** Start PROVIDED ENTRIES **
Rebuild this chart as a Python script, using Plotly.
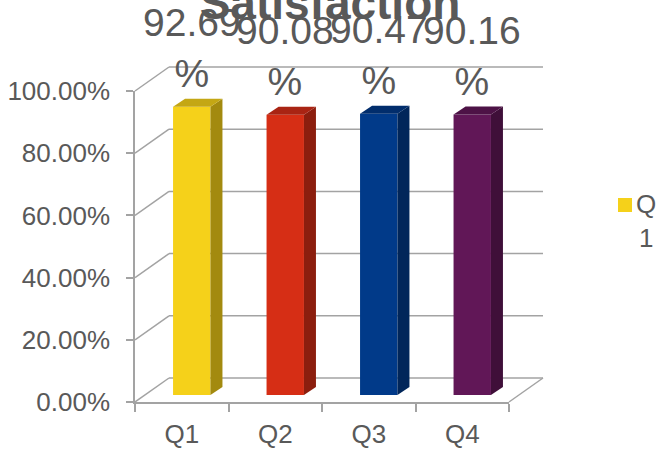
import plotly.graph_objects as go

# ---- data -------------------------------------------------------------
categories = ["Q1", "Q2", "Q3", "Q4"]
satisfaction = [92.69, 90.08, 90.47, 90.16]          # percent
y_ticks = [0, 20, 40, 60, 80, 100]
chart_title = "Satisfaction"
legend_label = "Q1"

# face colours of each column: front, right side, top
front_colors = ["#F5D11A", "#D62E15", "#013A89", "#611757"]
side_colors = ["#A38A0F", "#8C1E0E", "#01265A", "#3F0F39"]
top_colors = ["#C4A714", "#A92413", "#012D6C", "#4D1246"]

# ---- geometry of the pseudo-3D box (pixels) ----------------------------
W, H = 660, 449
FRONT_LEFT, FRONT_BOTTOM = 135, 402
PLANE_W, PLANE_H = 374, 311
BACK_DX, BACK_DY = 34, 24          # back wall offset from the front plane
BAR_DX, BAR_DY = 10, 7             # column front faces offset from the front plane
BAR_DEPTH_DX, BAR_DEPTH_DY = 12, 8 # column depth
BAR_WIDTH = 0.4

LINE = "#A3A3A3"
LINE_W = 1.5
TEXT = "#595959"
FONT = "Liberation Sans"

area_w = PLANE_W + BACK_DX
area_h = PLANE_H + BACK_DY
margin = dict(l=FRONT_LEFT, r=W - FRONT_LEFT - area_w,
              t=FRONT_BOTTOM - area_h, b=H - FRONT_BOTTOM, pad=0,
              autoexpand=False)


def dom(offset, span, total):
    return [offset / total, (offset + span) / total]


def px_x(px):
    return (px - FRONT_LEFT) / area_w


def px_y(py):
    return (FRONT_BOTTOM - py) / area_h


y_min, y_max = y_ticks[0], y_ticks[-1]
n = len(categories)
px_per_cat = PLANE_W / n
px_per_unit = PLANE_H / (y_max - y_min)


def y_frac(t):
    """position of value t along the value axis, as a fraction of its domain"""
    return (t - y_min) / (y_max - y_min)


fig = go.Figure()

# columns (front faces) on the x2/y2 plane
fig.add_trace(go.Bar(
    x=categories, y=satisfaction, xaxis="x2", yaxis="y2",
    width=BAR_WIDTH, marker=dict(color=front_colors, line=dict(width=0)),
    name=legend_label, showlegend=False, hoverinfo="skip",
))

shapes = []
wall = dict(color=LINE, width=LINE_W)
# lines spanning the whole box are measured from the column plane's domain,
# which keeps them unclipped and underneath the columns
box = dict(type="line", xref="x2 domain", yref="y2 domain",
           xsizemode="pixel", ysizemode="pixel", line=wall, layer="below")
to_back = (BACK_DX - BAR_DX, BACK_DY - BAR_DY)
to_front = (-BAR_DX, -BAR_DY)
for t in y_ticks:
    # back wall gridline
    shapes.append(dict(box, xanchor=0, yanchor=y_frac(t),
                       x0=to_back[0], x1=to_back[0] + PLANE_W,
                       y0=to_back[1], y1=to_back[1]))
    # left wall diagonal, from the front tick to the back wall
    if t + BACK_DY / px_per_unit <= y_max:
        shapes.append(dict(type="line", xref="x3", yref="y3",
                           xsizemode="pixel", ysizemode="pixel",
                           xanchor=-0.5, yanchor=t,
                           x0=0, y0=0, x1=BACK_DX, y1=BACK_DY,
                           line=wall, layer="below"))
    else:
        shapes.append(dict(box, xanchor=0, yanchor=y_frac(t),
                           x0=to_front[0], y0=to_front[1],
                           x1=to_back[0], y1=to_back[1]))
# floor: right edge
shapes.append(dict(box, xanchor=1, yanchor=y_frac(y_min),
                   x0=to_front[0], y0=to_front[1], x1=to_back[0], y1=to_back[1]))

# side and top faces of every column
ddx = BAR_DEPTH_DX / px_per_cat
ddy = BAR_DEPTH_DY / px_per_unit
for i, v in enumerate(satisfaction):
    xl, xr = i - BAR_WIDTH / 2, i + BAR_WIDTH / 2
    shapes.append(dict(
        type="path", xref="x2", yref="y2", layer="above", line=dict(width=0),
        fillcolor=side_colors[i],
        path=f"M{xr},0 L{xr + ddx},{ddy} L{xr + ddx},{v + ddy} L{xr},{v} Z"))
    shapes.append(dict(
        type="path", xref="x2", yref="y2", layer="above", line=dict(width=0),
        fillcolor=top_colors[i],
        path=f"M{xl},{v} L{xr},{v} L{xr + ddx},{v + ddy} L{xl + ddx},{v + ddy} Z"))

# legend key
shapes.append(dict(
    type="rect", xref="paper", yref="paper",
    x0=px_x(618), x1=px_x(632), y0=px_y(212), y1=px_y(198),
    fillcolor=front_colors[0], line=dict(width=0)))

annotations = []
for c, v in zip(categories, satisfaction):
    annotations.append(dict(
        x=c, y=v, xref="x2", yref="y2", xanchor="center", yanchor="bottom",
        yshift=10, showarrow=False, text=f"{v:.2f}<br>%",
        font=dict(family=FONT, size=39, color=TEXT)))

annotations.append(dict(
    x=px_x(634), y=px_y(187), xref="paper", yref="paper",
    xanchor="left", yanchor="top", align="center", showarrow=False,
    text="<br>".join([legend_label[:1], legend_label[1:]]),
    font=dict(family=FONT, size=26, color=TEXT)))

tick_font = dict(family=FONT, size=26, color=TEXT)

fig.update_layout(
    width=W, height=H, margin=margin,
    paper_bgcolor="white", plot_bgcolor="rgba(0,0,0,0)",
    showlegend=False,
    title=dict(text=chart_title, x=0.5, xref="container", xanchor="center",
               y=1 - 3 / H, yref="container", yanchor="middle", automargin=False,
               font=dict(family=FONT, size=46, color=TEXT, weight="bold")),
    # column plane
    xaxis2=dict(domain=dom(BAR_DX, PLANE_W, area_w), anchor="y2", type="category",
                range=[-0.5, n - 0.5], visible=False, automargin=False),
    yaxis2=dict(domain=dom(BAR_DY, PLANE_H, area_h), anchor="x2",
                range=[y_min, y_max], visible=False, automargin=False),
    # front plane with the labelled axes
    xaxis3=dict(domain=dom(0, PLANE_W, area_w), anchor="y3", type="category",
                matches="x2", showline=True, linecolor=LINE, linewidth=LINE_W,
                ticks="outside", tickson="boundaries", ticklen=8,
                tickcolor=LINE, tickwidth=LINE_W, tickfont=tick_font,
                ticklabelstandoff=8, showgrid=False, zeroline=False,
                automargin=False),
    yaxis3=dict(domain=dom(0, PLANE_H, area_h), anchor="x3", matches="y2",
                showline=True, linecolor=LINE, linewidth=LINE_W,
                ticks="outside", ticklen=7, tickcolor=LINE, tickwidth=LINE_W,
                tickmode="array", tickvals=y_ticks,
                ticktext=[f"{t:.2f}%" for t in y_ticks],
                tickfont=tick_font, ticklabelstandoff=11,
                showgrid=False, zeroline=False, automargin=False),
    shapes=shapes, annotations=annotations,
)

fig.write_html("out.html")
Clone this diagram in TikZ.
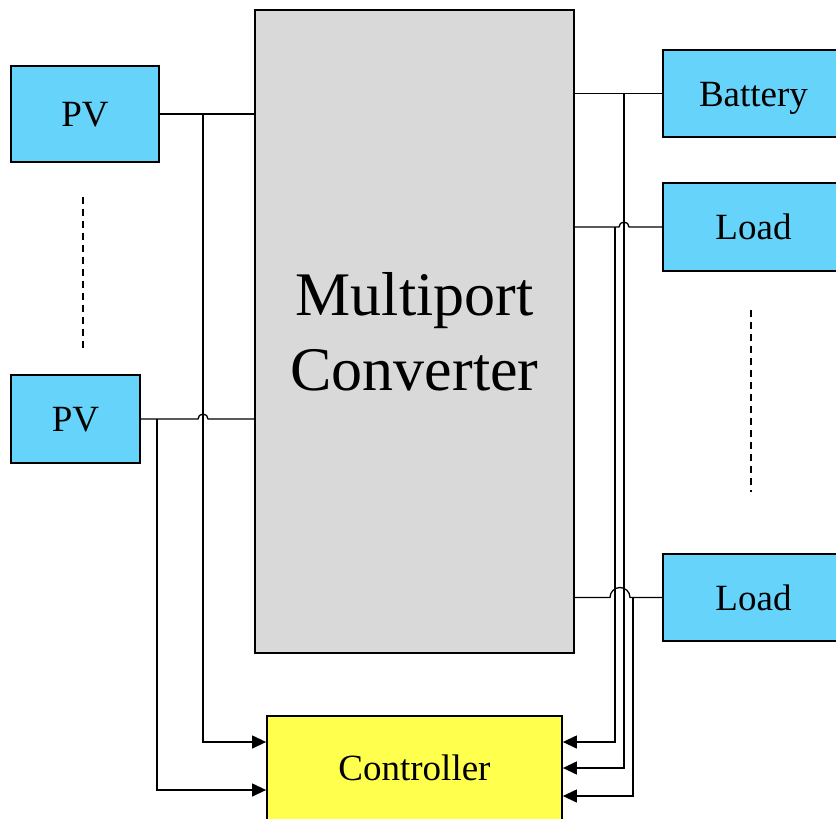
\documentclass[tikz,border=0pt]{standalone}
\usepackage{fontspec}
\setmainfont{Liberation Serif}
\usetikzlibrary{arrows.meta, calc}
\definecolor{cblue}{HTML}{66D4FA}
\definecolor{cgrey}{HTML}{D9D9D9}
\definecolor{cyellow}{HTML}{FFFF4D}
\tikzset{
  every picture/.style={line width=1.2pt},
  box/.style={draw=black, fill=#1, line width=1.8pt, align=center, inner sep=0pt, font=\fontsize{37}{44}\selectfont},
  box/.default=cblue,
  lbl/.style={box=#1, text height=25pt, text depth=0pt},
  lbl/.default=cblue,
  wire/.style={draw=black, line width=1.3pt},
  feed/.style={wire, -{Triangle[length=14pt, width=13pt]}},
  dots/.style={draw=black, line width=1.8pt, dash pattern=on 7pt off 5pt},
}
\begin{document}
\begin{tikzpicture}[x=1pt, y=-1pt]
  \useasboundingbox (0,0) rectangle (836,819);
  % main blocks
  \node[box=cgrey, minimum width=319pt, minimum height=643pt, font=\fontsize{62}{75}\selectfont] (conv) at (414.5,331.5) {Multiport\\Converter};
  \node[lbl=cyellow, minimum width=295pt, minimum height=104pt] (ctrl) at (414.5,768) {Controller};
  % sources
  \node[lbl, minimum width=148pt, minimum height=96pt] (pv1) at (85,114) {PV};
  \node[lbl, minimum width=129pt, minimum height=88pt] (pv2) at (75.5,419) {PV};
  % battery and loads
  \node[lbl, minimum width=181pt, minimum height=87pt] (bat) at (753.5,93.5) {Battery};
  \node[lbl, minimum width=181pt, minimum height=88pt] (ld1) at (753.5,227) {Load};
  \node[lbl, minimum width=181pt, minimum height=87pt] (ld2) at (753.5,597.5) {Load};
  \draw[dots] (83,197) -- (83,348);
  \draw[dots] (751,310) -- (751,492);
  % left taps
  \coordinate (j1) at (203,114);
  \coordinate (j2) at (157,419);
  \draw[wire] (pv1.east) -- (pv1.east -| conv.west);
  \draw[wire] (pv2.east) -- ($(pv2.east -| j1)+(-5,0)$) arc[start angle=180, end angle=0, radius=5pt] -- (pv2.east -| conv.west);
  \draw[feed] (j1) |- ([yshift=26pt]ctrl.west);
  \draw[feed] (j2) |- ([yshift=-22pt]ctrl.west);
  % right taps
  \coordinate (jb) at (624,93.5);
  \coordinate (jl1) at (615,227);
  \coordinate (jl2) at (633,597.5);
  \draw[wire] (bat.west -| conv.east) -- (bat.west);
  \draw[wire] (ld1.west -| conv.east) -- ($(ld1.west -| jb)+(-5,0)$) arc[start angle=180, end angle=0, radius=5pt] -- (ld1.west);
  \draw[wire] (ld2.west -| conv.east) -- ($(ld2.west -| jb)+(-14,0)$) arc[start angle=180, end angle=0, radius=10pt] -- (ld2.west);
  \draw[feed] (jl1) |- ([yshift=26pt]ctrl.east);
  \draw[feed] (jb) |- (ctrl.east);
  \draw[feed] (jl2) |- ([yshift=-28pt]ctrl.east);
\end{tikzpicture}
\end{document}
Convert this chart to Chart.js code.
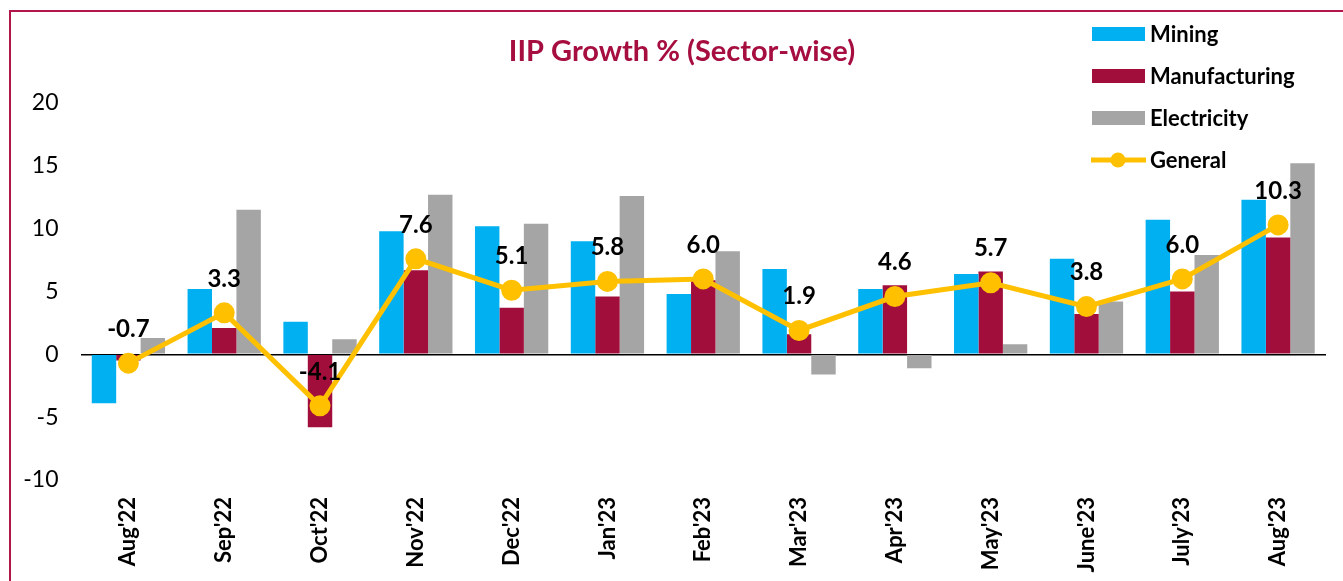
** End PROVIDED ENTRIES **
■ GOAL
Copy out every line of the listing that contains the string "this".

■ REPLY
Rebuild this chart as a Python script, using Plotly.
Clone this diagram in TikZ.
Convert this chart to Chart.js code.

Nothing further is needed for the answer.